What is required → Within the material below, find each line bearing the word "matplotlib" and present it.

:: Source excerpt ::

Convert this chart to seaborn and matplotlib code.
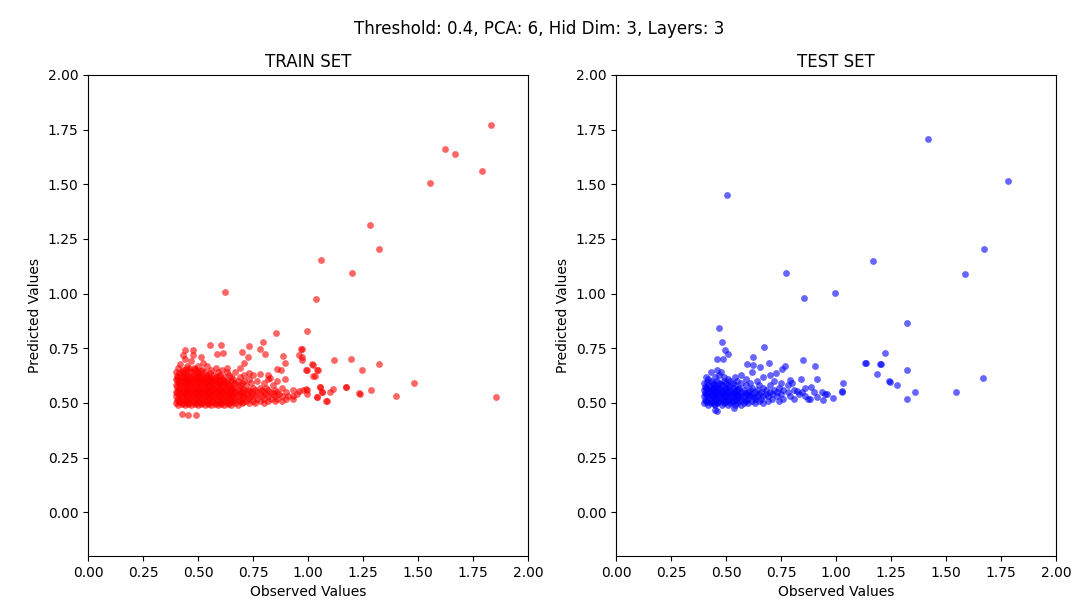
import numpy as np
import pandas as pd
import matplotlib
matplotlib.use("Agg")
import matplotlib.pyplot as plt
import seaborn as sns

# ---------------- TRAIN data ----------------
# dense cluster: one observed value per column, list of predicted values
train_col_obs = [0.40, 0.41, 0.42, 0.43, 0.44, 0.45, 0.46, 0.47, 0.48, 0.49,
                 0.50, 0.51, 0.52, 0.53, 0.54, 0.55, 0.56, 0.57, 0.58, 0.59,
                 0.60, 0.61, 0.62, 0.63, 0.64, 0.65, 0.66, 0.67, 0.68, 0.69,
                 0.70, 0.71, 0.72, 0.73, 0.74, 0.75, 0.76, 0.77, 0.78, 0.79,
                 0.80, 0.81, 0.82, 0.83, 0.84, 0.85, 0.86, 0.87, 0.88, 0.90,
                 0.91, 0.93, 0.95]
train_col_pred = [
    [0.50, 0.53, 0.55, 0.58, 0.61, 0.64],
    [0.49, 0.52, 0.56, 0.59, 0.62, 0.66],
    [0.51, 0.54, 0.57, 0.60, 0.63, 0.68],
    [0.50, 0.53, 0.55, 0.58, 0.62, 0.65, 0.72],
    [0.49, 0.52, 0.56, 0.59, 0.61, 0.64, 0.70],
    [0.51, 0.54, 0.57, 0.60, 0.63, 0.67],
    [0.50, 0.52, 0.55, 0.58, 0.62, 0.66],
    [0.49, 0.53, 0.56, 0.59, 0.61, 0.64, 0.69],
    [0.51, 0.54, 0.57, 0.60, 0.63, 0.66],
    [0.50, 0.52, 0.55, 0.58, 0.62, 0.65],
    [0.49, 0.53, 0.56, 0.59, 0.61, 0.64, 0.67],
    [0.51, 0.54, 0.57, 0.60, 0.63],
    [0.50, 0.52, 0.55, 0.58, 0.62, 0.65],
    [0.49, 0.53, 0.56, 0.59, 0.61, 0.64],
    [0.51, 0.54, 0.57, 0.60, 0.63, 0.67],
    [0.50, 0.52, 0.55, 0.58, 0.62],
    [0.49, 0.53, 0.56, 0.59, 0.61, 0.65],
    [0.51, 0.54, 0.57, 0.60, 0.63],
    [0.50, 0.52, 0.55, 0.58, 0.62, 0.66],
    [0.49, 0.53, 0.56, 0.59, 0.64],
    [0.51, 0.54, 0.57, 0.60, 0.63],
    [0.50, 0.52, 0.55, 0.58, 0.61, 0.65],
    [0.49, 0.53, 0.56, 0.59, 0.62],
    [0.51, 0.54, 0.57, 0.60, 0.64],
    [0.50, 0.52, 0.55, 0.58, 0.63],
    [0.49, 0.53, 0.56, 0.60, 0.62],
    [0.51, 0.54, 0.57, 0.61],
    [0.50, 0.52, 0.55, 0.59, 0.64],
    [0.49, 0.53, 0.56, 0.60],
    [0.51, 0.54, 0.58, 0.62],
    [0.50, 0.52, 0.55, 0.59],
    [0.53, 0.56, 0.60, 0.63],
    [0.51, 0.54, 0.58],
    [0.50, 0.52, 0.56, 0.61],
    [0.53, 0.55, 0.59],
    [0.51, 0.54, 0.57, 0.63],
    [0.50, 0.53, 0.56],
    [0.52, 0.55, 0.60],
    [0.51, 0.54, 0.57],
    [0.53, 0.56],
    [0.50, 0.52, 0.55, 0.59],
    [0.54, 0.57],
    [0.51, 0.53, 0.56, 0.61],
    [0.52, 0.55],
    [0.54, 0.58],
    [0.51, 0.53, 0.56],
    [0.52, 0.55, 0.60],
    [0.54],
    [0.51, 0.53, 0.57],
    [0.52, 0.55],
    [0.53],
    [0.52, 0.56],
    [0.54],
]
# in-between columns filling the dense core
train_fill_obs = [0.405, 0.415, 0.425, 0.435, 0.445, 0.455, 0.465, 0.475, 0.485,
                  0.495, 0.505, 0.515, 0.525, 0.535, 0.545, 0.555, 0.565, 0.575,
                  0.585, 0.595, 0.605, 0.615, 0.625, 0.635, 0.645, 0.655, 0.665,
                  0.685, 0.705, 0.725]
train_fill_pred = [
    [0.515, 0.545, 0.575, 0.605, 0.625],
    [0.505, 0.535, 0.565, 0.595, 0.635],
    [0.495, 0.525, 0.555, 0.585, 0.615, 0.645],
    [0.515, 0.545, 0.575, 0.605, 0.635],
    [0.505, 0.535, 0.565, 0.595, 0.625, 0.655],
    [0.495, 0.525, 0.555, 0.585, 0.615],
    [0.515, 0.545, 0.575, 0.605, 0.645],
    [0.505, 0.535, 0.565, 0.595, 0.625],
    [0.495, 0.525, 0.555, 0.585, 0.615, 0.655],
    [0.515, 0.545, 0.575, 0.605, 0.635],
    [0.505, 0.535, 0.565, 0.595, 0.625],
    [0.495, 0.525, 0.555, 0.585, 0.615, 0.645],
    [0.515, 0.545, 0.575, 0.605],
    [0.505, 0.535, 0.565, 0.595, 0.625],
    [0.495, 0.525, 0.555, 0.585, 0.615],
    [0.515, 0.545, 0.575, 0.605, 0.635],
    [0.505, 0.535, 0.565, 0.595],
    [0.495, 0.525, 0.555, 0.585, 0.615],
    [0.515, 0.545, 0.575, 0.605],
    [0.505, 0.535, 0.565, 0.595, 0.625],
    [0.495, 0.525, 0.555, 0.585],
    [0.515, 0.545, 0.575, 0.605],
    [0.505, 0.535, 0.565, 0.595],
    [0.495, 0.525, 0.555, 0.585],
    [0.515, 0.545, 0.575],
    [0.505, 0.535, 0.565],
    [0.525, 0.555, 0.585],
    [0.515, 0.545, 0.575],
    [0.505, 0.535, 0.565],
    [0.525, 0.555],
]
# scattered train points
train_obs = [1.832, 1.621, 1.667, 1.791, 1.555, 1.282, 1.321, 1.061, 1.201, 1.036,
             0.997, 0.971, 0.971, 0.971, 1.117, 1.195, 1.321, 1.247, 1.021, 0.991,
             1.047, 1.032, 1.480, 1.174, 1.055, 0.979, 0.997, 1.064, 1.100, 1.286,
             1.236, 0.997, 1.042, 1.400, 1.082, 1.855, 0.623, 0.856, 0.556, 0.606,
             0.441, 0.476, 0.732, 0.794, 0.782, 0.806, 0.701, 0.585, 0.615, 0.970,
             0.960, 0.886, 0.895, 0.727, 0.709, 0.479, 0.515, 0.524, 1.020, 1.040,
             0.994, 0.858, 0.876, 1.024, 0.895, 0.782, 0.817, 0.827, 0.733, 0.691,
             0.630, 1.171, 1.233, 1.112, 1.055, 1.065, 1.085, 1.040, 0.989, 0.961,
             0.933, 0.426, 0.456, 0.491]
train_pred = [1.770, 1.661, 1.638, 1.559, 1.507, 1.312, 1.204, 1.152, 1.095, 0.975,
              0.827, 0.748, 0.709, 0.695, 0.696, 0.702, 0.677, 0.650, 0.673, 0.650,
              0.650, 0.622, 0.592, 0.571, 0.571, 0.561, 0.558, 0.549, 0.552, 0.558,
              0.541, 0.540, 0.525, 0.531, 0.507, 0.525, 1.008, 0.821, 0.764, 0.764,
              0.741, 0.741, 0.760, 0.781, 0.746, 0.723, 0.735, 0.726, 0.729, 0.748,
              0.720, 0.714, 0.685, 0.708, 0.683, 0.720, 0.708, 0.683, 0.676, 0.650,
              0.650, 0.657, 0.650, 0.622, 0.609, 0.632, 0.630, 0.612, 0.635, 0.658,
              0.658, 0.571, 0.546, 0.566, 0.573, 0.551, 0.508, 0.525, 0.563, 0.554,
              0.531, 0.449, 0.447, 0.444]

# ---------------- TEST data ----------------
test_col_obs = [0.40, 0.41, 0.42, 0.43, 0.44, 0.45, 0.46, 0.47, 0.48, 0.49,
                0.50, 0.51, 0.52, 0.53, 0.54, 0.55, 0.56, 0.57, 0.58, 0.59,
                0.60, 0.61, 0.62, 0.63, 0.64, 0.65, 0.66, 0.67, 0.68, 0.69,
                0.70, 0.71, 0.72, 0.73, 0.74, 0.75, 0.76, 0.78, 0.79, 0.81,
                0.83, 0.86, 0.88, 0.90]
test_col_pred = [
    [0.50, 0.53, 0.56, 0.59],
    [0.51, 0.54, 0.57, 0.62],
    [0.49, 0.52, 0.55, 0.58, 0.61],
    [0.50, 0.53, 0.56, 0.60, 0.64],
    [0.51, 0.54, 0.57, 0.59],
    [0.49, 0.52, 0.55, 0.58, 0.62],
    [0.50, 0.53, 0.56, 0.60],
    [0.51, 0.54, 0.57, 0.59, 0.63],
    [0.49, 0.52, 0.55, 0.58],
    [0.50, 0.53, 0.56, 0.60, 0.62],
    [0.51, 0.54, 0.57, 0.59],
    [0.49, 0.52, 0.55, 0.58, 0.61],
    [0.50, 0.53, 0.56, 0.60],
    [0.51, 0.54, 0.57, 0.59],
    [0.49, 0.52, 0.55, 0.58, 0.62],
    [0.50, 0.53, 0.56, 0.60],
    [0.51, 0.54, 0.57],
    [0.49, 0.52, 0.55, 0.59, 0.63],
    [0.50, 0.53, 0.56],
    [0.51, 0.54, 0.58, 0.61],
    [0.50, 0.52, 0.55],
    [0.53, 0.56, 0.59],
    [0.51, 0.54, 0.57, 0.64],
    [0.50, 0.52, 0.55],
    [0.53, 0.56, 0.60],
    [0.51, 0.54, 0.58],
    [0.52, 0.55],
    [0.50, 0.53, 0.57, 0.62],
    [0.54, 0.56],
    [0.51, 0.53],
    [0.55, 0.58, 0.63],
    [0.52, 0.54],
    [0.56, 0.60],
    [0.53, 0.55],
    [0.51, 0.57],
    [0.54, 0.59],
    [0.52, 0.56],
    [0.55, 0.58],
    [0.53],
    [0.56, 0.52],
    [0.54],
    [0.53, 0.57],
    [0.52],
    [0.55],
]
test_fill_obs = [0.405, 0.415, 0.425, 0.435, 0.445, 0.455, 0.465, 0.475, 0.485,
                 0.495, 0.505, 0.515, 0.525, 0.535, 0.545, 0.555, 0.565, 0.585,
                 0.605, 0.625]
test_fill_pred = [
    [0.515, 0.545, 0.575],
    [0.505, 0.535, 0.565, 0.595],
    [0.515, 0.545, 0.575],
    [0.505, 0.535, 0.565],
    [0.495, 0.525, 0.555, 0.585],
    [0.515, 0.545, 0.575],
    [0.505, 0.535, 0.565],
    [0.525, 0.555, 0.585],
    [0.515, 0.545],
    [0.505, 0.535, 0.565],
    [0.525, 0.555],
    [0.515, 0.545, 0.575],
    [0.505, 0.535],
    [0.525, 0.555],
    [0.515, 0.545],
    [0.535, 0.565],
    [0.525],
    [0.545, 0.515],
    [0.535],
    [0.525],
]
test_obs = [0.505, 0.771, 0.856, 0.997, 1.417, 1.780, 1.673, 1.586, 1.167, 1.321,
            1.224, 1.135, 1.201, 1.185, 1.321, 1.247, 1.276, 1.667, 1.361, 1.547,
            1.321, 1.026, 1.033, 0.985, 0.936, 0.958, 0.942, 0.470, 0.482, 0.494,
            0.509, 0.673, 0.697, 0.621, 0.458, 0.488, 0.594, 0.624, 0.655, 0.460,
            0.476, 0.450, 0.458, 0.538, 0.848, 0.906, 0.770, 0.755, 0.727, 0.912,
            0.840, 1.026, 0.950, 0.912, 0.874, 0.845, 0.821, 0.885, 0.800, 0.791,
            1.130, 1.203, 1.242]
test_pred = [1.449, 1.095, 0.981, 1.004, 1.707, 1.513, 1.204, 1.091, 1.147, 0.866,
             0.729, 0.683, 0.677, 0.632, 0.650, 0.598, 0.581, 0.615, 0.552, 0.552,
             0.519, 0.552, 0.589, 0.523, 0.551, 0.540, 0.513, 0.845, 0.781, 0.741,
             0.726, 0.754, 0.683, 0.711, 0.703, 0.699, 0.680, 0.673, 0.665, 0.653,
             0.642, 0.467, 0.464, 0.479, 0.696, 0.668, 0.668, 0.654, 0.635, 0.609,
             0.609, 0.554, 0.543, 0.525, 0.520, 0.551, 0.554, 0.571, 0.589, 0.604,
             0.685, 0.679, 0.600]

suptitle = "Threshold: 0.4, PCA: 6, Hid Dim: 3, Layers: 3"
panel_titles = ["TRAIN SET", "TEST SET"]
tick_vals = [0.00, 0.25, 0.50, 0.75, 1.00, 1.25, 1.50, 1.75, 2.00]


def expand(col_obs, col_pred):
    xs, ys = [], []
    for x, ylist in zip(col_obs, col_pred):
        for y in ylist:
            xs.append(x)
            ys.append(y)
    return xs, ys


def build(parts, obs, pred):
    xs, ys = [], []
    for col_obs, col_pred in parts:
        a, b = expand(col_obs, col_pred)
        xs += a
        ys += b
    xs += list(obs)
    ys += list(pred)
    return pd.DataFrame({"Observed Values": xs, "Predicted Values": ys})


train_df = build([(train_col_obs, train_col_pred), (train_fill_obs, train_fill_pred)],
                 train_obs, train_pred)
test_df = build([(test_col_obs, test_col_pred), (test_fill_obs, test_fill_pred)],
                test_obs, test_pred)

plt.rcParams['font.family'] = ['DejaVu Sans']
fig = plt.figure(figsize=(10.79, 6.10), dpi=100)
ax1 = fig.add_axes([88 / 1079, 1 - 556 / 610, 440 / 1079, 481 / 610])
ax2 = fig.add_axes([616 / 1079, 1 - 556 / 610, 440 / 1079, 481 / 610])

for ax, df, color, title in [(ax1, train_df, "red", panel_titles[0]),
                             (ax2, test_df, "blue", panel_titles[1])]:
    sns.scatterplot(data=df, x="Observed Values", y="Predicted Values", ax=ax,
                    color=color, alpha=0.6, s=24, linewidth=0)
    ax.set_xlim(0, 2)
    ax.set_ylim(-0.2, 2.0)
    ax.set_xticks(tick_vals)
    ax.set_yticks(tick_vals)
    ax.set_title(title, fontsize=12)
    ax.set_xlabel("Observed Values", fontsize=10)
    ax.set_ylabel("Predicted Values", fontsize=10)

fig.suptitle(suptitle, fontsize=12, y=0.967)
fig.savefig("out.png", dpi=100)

:::

Correct result →
Convert this chart to seaborn and matplotlib code.
import matplotlib
matplotlib.use("Agg")
import matplotlib.pyplot as plt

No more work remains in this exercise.